I was surprised by how well the modernization works here. Some things are easier to deal with, of course, others need a bit more recontextualizing and they really do find good ways to work things out. What didn’t work so well for me is when they tried to make the characters’ motivations a little more explicit than they maybe were. In their attempts they end up with clichés more often than not (like “I don’t want him, but I want him to want me”), as if the authors themselves struggled with understanding the characters.
In many ways, this film is more of an adaptation of the 1994 film than the book itself, which irritated me at times. Especially as they also included Laurie’s promise to one day kiss Amy which is still CREEPY. Generally their love story doesn’t really work here, either. Unlike the 1994 version, Laurie himself falls a little apart – Grabeel’s performance doesn’t quite capture him as a full character.
The biggest change here is the character of Prof. Bhaer (Ian Bohen) who literally becomes Jo’s college professor which is a little questionable in the first place, but he generally falls apart a little as a character when you look at him too closely. Bohen is charming enough to keep everything afloat anyway.

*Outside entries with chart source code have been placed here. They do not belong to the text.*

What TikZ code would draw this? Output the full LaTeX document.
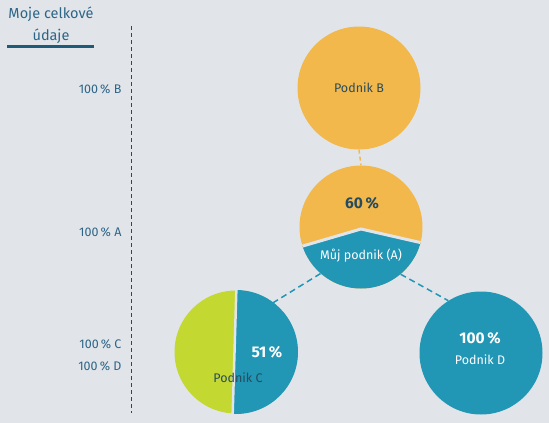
\documentclass[tikz,border=0pt]{standalone}
\usepackage{fontspec}
\setmainfont{Fira Sans}
\usepackage{xcolor}
\usepackage{tikz}
\usetikzlibrary{positioning}
\definecolor{C0}{HTML}{2196B5}
\definecolor{C1}{HTML}{F2B84C}
\definecolor{C2}{HTML}{C3D831}
\definecolor{C7}{HTML}{264B5E}
\definecolor{C8}{HTML}{2E6587}
\definecolor{C9}{HTML}{1D5B79}
\definecolor{CB}{HTML}{E1E5EA}
\tikzset{
  firma/.style={circle, minimum size=123pt, inner sep=0pt, text=C7},
  podil/.style={font=\fontsize{15.5}{18}\selectfont\bfseries},
  procenta/.style={anchor=east, text=C8, font=\fontsize{12.5}{14}\selectfont},
  vazba/.style={line width=1.5pt, dash pattern=on 6pt off 4pt},
}

\begin{document}
\begin{tikzpicture}[x=1pt, y=-1pt, font=\fontsize{12.5}{15}\selectfont]
\fill[CB] (0,0) rectangle (549,423);
\useasboundingbox (0,0) rectangle (549,423);
\node[text=C8, font=\fontsize{14.5}{16}\selectfont] (titel1) at (51,14) {Moje celkové};
\node[text=C8, font=\fontsize{14.5}{16}\selectfont] (titel2) at (51,36) {údaje};
\draw[C9, line width=3pt] (7,46) -- (94,46);
\draw[C7, line width=0.8pt, dash pattern=on 4pt off 3pt] (131,26) -- (131,413);
\node[procenta] (lblB) at (125,89) {100\,\% B};
\node[procenta] (lblA) at (125,232) {100\,\% A};
\node[procenta] (lblC) at (125,344) {100\,\% C};
\node[procenta] (lblD) at (125,366) {100\,\% D};
% kruhy
\node[firma, fill=C1] (B) at (359,88) {Podnik B};
\node[firma, fill=C1] (A) at (361,227) {};
\node[firma, fill=C2] (C) at (236,352) {};
\node[firma, fill=C0] (D) at (481,353) {};
\begin{scope}
\clip (A.center) circle[radius=61.5pt];
\fill[C0] (295,248.3) -- (361,229) -- (428,244.3) -- (428,300) -- (295,300) -- cycle;
\draw[CB, line width=3pt] (295,248.3) -- (361,229) -- (428,244.3);
\end{scope}
\begin{scope}
\clip (C.center) circle[radius=62pt];
\fill[C0] (236.5,285) -- (232.5,420) -- (305,420) -- (305,285) -- cycle;
\draw[CB, line width=2.5pt] (236.5,285) -- (232.5,420);
\end{scope}
% vazby
\draw[C1, vazba, dash pattern=on 4pt off 3pt] (B.south) -- (A.north);
\draw[C0, vazba] (A.-131) -- (C.53);
\draw[C0, vazba] (A.-50) -- (D.122);
% texty
\node[podil, text=C7] (p60) at (362,203) {60\,\%};
\node[text=white] (txtA) at (361,256) {Můj podnik (A)};
\node[podil, text=white] (p51) at (267,352) {51\,\%};
\node[text=C7] (txtC) at (238,378) {Podnik C};
\node[podil, text=white] (p100) at (480,338) {100\,\%};
\node[text=white] (txtD) at (480,360) {Podnik D};
\end{tikzpicture}
\end{document}
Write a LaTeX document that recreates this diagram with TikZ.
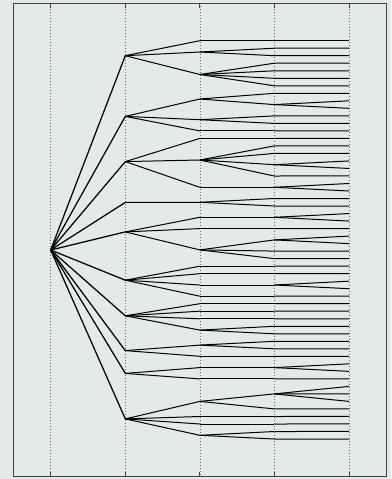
\documentclass[tikz,border=0pt]{standalone}
\begin{document}
\begin{tikzpicture}[x=1pt,y=-1pt,
  edge/.style={line width=1pt,black},
  rootedge/.style={line width=1.25pt,black},
  guide/.style={line width=0.6pt,gray!80!black,dash pattern=on 0.7pt off 2.3pt},
  tick/.style={line width=0.8pt,black!75},
  frame/.style={line width=0.8pt,black!75}]
\definecolor{bgc}{RGB}{227,235,232}
\fill[bgc] (0,0) rectangle (391,479);
\useasboundingbox (0,0) rectangle (391,479);
% guide lines and ticks
\foreach \x in {50.7,125.3,199.8,274.3,349} {
  \draw[guide] (\x,3) -- (\x,476);
  \draw[tick] (\x,3) -- (\x,7.5);
  \draw[tick] (\x,476) -- (\x,471.5);
}
\draw[frame] (13,3) rectangle (386,476);
% root
\coordinate (R) at (50.7,250);
% level 2
\foreach \n/\y in {a/55.7,b/116.4,c/161.6,d/202.4,e/231.9,f/280.2,g/315.8,h/350.6,i/373.4,j/418.9} {
  \coordinate (B\n) at (125.3,\y);
  \draw[rootedge] (R) -- (B\n);
}
% level 3
\foreach \n/\y/\p in {1/40.7/a,2/52.0/a,3/74.5/a,4/99.0/b,5/119.7/b,6/130.9/b,7/138.4/c,8/160.0/c,9/187.3/c,10/202.3/d,11/217.3/e,12/228.6/e,13/249.9/e,14/266.2/f,15/273.7/f,16/285.0/f,17/296.2/f,18/303.7/g,19/311.2/g,20/318.8/g,21/330.1/g,22/345.1/h,23/356.3/h,24/367.6/i,25/378.9/i,26/401.4/j,27/416.5/j,28/424.0/j,29/435.3/j} {
  \coordinate (C\n) at (199.8,\y);
  \draw[edge] (B\p) -- (C\n);
}
% level 4
\foreach \n/\y/\p in {1/40.7/1,2/48.2/2,3/55.7/2,4/63.2/3,5/70.8/3,6/78.3/3,7/85.8/3,8/93.3/4,9/104.6/4,10/115.9/5,11/123.4/5,12/130.9/6,13/138.4/7,14/145.9/8,15/153.4/8,16/164.7/8,17/176.0/8,18/187.3/9,19/198.5/10,20/206.0/10,21/217.3/11,22/228.6/12,23/239.9/13,24/251.1/13,25/258.6/13,26/266.2/14,27/273.7/15,28/285.0/16,29/296.2/17,30/303.7/18,31/311.2/19,32/318.8/20,33/326.3/21,34/333.8/21,35/341.3/22,36/348.8/22,37/356.3/23,38/367.6/24,39/378.9/25,40/393.9/26,41/408.9/26,42/416.5/27,43/424.0/28,44/431.5/29,45/439.0/29} {
  \coordinate (D\n) at (274.3,\y);
  \draw[edge] (C\p) -- (D\n);
}
% leaves
\foreach \n/\p in {0/1,1/2,2/3,3/4,4/5,5/6,6/7,7/8,8/9,9/9,10/10,11/11,12/12,13/13,14/14,15/15,16/16,17/16,18/17,19/18,20/18,21/19,22/20,23/21,24/21,25/22,26/23,27/23,28/24,29/25,30/26,31/27,32/28,33/28,34/29,35/30,36/31,37/32,38/33,39/34,40/35,41/36,42/37,43/38,44/38,45/39,46/40,47/40,48/40,49/41,50/42,51/43,52/44,53/45} {
  \coordinate (E\n) at (349,{40.7+7.515*\n});
  \draw[edge] (D\p) -- (E\n);
}
\end{tikzpicture}
\end{document}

The way Jo grows into herself becomes something very dynamic in this film, an almost active growth, a pushing of herself, rather than a passive wait. I thought that was a nice take on Jo, perfectly embodied by Davenport. She was the best thing about this film for me as she plays Jo with seemingly endless energy that suffuses the entire film and that make it still enjoyable even as it pales in comparison to the book or the 1994 film.